A 19-2 Colorado run began innocuously enough with just over 10 minutes to play when center Josh Scott made a layup to trim the Buffs' deficit to seven. An Xavier Johnson 3-pointer off a nice kick-out pass from Wesley Gordon gave Colorado its first lead with five minutes to play. Dinwiddie then found Johnson for another 3-pointer and hit one of his own to extend the lead to seven and give the Buffs the breathing room they needed.

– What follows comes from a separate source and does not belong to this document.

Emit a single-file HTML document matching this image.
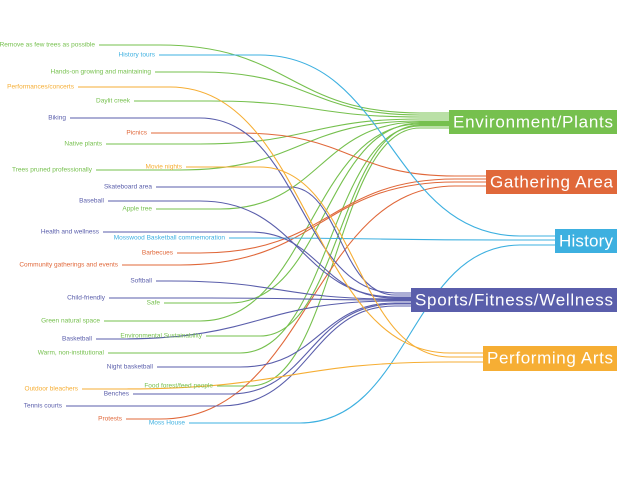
<!DOCTYPE html>
<html><head><meta charset="utf-8"><style>
body{margin:0;background:#fff;width:621px;height:480px;overflow:hidden}
svg text{font-family:"Liberation Sans",sans-serif}
.l{font-size:6.5px;text-anchor:end;dominant-baseline:middle}
.b{font-size:17px;fill:#fff;dominant-baseline:middle}
path{fill:none;stroke-width:1.1}
.g{stroke:#76c04e}.r{stroke:#e0683a}.u{stroke:#3db0e0}.p{stroke:#5a5eab}.o{stroke:#f6ae34}
</style></head><body>
<svg width="621" height="480" viewBox="0 0 621 480">
<path class="g" d="M99 45H160C290 45 290 113 420 113H449"/>
<path class="g" d="M155 72H200C310 72 310 115 420 115H449"/>
<path class="g" d="M134 101H210C315 101 315 117 420 117H449"/>
<path class="g" d="M106 144H200C310 144 310 119 420 119H449"/>
<path class="g" d="M96 170H180C300 170 300 121 420 121H449"/>
<path class="g" d="M156 209H220C320 209 320 122 420 122H449"/>
<path class="g" d="M164 303H230C325 303 325 123 420 123H449"/>
<path class="g" d="M104 321H200C310 321 310 124 420 124H449"/>
<path class="g" d="M206 336H260C340 336 340 125 420 125H449"/>
<path class="g" d="M108 353H240C330 353 330 126 420 126H449"/>
<path class="g" d="M217 386H250C335 386 335 128 420 128H449"/>
<path class="r" d="M151 133H240C350 133 350 176 455 176H486"/>
<path class="r" d="M177 253H200C330 253 330 179 455 179H486"/>
<path class="r" d="M122 265H180C320 265 320 182 455 182H486"/>
<path class="r" d="M126 419H160C310 419 310 186 455 186H486"/>
<path class="u" d="M159 55H260C390 55 390 236 520 236H555"/>
<path class="u" d="M229 238H240C380 238 380 240 520 240H555"/>
<path class="u" d="M189 423H300C410 423 410 245 520 245H555"/>
<path class="p" d="M70 118H200C300 118 300 293 395 293H411"/>
<path class="p" d="M156 187H290C340 187 340 295 395 295H411"/>
<path class="p" d="M108 201H200C300 201 300 297 395 297H411"/>
<path class="p" d="M103 232H250C320 232 320 298 395 298H411"/>
<path class="p" d="M156 281H170C280 281 280 299 395 299H411"/>
<path class="p" d="M109 298H210C300 298 300 300 395 300H411"/>
<path class="p" d="M96 339H120C260 339 260 301 395 301H411"/>
<path class="p" d="M157 367H240C320 367 320 303 395 303H411"/>
<path class="p" d="M133 394H230C310 394 310 304 395 304H411"/>
<path class="p" d="M66 406H220C310 406 310 306 395 306H411"/>
<path class="o" d="M78 87H170C310 87 310 353 450 353H483"/>
<path class="o" d="M186 167H260C355 167 355 357 450 357H483"/>
<path class="o" d="M82 389H120C290 389 290 362 450 362H483"/>
<g class="l">
<text x="95" y="45" fill="#76c04e">Remove as few trees as possible</text>
<text x="155" y="55" fill="#3db0e0">History tours</text>
<text x="151" y="72" fill="#76c04e">Hands-on growing and maintaining</text>
<text x="74" y="87" fill="#f6ae34">Performances/concerts</text>
<text x="130" y="101" fill="#76c04e">Daylit creek</text>
<text x="66" y="118" fill="#5a5eab">Biking</text>
<text x="147" y="133" fill="#e0683a">Picnics</text>
<text x="102" y="144" fill="#76c04e">Native plants</text>
<text x="182" y="167" fill="#f6ae34">Movie nights</text>
<text x="92" y="170" fill="#76c04e">Trees pruned professionally</text>
<text x="152" y="187" fill="#5a5eab">Skateboard area</text>
<text x="104" y="201" fill="#5a5eab">Baseball</text>
<text x="152" y="209" fill="#76c04e">Apple tree</text>
<text x="99" y="232" fill="#5a5eab">Health and wellness</text>
<text x="225" y="238" fill="#3db0e0">Mosswood Basketball commemoration</text>
<text x="173" y="253" fill="#e0683a">Barbecues</text>
<text x="118" y="265" fill="#e0683a">Community gatherings and events</text>
<text x="152" y="281" fill="#5a5eab">Softball</text>
<text x="105" y="298" fill="#5a5eab">Child-friendly</text>
<text x="160" y="303" fill="#76c04e">Safe</text>
<text x="100" y="321" fill="#76c04e">Green natural space</text>
<text x="202" y="336" fill="#76c04e">Environmental Sustainability</text>
<text x="92" y="339" fill="#5a5eab">Basketball</text>
<text x="104" y="353" fill="#76c04e">Warm, non-institutional</text>
<text x="153" y="367" fill="#5a5eab">Night basketball</text>
<text x="213" y="386" fill="#76c04e">Food forest/feed people</text>
<text x="78" y="389" fill="#f6ae34">Outdoor bleachers</text>
<text x="129" y="394" fill="#5a5eab">Benches</text>
<text x="62" y="406" fill="#5a5eab">Tennis courts</text>
<text x="122" y="419" fill="#e0683a">Protests</text>
<text x="185" y="423" fill="#3db0e0">Moss House</text>
</g>
<rect x="449" y="110" width="168" height="24" fill="#76c04e"/>
<text class="b" x="453" y="123" textLength="160">Environment/Plants</text>
<rect x="486" y="170" width="131" height="24" fill="#e0683a"/>
<text class="b" x="490" y="183" textLength="123">Gathering Area</text>
<rect x="555" y="229" width="62" height="24" fill="#3db0e0"/>
<text class="b" x="559" y="242" textLength="54">History</text>
<rect x="411" y="288" width="206" height="24" fill="#5a5eab"/>
<text class="b" x="415" y="301" textLength="198">Sports/Fitness/Wellness</text>
<rect x="483" y="346" width="134" height="25" fill="#f6ae34"/>
<text class="b" x="487" y="359" textLength="126">Performing Arts</text>
</svg>
</body></html>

Colorado's second half was a momentum builder for a Buffs team that had lost its only marquee game of the season against Baylor but is expected to finish in the upper echelon of the Pac-12 again this season. Winnable in-state road games against Air Force and Colorado State await Colorado before the Buffs return home for a long-awaited matchup with former Big 12 foe Kansas.
Harvard heads out on the road needing Chambers to get rolling, center Kenyatta Smith to get healthy and more 3-point shots to start falling.
The Crimson still have the firepower to be a potential March Cinderella. They just have to capitalize on a couple of their few chances for marquee non-conference wins in order to make sure their seeding is favorable.